O tempo certo

O tempo certo

Calma, tempo e espaço. Tenho refletido muito sobre esses estados que precisamos buscar nas nossas vidas tão atribuladas de excessos. Excesso de preocupações, de angústias, de medos que não se resolvem sem esses preciosos estados de espírito. Quantas vezes passamos uma noite mal dormida, porque há algo que precisamos resolver no outro dia e antecipamos a não solução do problema para a noite anterior, ansiedade que só terá a capacidade de nos tirar o sono e a tranquilidade.

O quanto de comoção aconteceu no país por conta da morte da cantora Marília Mendonça na flor dos 26 anos. As redes sociais e os canais de televisão foram à exaustão para tentar mensurar a dor coletiva. O sempre imponderável fica nos rondando, a todo o momento grita que é preciso de novo ter calma e tranquilidade com essa vida tão tênue, tão frágil que com a sua ausência é capaz de provocar um turbilhão de dor, principalmente quando chega assim, desmedida e feroz.  E como ter calma em meio a tantas dificuldades? Como buscar um oásis de temperança em meio a tantos problemas cotidianos. Tenho um amigo que sempre me diz que é preciso dar tamanho as coisas.  É certo que quando estamos agitados, agoniados não conseguimos nos encontrar. O caminho de nosso interior necessita de pausas e de silêncios. 

Escutar com atenção o nosso coração e o nosso corpo. Ainda na música, a cantora e compositora Marisa Monte, no seu último trabalho, tem uma música que se chama “Calma”. Ela fala desse tema que parece que grita em todas as pessoas que percebem os tempos difíceis e sombrios que estamos vivendo.  Acho que a grande pergunta que se impõe a todos nós é como podemos conseguir esse estado que o princípio básico é a ausência de agitação, um estado de pouca tensão e o domínio dos impulsos, reações e sentimentos. Parece quase um excludente da nossa vida atual. Estamos sempre agitados, dominados pela tensão diária dos problemas, prontos a explodir com o outro que é sempre capaz de nos tirar do nosso conforto interno. O estoico Epicteto já ensinava que se não podemos mudar o externo, se não temos o poder de mudar, é preciso deixar de lado. Nada podemos fazer quando não está ao nosso alcance mudar e só se preocupar com aquilo que está no raio de ação realizar. Insistir no que não nos diz respeito é cavar sofrimento para nós mesmos. Tenho buscado a cada dia entender isso e interiorizar isso como uma verdade para uma vida mais plena de sentido. E para fechar a minha reflexão, uma poesia do grande Manoel de Barros. Só a poesia poderá nos salvar.

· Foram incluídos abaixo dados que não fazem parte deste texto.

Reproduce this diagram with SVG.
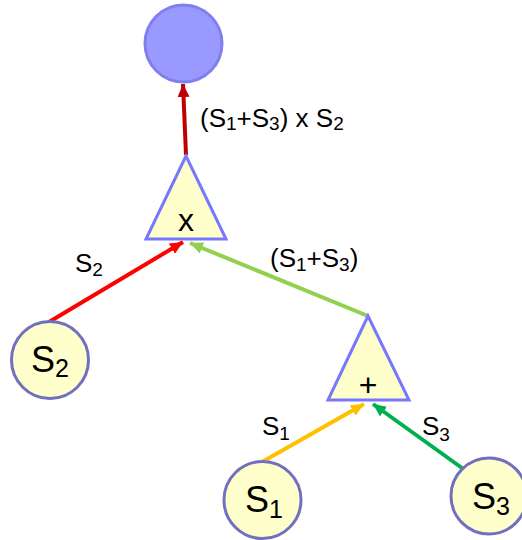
<svg xmlns="http://www.w3.org/2000/svg" width="522" height="540" viewBox="0 0 522 540">
<style>
text{font-family:"Liberation Sans",Arial,sans-serif;fill:#000}
.lbl{font-size:26px}
.node{font-size:36px}
.op{font-size:32px}
.edge{fill:none;stroke-width:4}
.yc{fill:#ffffcc;stroke:#7070c0;stroke-width:3}
.tri{fill:#ffffcc;stroke:#7777ff;stroke-width:3;stroke-linejoin:miter}
</style>
<defs>
<marker id="mDR" markerUnits="userSpaceOnUse" markerWidth="14" markerHeight="12" refX="13" refY="6" orient="auto"><path d="M0,0 L13,6 L0,12 z" fill="#C00000"/></marker>
<marker id="mR" markerUnits="userSpaceOnUse" markerWidth="14" markerHeight="12" refX="13" refY="6" orient="auto"><path d="M0,0 L13,6 L0,12 z" fill="#FF0000"/></marker>
<marker id="mLG" markerUnits="userSpaceOnUse" markerWidth="14" markerHeight="12" refX="13" refY="6" orient="auto"><path d="M0,0 L13,6 L0,12 z" fill="#92D050"/></marker>
<marker id="mY" markerUnits="userSpaceOnUse" markerWidth="14" markerHeight="12" refX="13" refY="6" orient="auto"><path d="M0,0 L13,6 L0,12 z" fill="#FFC000"/></marker>
<marker id="mG" markerUnits="userSpaceOnUse" markerWidth="14" markerHeight="12" refX="13" refY="6" orient="auto"><path d="M0,0 L13,6 L0,12 z" fill="#00B050"/></marker>
</defs>
<g id="connectors">
<line class="edge" x1="186" y1="155" x2="183" y2="84" stroke="#C00000" marker-end="url(#mDR)"/>
<line class="edge" x1="49" y1="322" x2="183" y2="242" stroke="#FF0000" marker-end="url(#mR)"/>
<line class="edge" x1="368" y1="316" x2="190" y2="243" stroke="#92D050" marker-end="url(#mLG)"/>
<line class="edge" x1="262" y1="462" x2="364" y2="404" stroke="#FFC000" marker-end="url(#mY)"/>
<line class="edge" x1="462" y1="468" x2="373" y2="404" stroke="#00B050" marker-end="url(#mG)"/>
<text class="lbl" x="200" y="127">(S<tspan font-size="19" dy="3">1</tspan><tspan dy="-3">+S</tspan><tspan font-size="19" dy="3">3</tspan><tspan dy="-3">) x S</tspan><tspan font-size="19" dy="3">2</tspan></text>
<text class="lbl" x="75" y="272">S<tspan font-size="19" dy="4">2</tspan></text>
<text class="lbl" x="270" y="267">(S<tspan font-size="19" dy="4">1</tspan><tspan dy="-4">+S</tspan><tspan font-size="19" dy="4">3</tspan><tspan dy="-4">)</tspan></text>
<text class="lbl" x="262" y="435">S<tspan font-size="19" dy="5">1</tspan></text>
<text class="lbl" x="422" y="435">S<tspan font-size="19" dy="6">3</tspan></text>
</g>
<g id="result">
<circle cx="183.5" cy="43.5" r="38.5" fill="#9999ff" stroke="#7f7ff0" stroke-width="3"/>
</g>
<g id="mult">
<polygon class="tri" points="186,156 146,239 226,239"/>
<text class="op" x="186" y="231" text-anchor="middle">x</text>
</g>
<g id="add">
<polygon class="tri" points="368,316 328,400 409,400"/>
<text class="op" x="368" y="396" text-anchor="middle">+</text>
</g>
<g id="s2">
<circle class="yc" cx="50" cy="360" r="38.5"/>
<text class="node" x="50" y="372" text-anchor="middle">S<tspan font-size="25" dy="5">2</tspan></text>
</g>
<g id="s1">
<circle class="yc" cx="262.5" cy="500" r="38.5"/>
<text class="node" x="264" y="512" text-anchor="middle">S<tspan font-size="25" dy="6">1</tspan></text>
</g>
<g id="s3">
<circle class="yc" cx="489" cy="496" r="38"/>
<text class="node" x="491" y="509" text-anchor="middle">S<tspan font-size="25" dy="6">3</tspan></text>
</g>
</svg>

O apanhador de desperdícios

Uso a palavra para compor meus silêncios.
Não gosto das palavras
fatigadas de informar.
Dou mais respeito
às que vivem de barriga no chão
tipo água pedra sapo.
Entendo bem o sotaque das águas
Dou respeito às coisas desimportantes
e aos seres desimportantes.
Prezo insetos mais que aviões.
Prezo a velocidade
das tartarugas mais que a dos mísseis.
Tenho em mim um atraso de nascença.
Eu fui aparelhado
para gostar de passarinhos.
Tenho abundância de ser feliz por isso.
Meu quintal é maior do que o mundo.
Sou um apanhador de desperdícios:
Amo os restos
como as boas moscas.
Queria que a minha voz tivesse um formato
de canto.
Porque eu não sou da informática:
eu sou da invencionática.
Só uso a palavra para compor meus silêncios.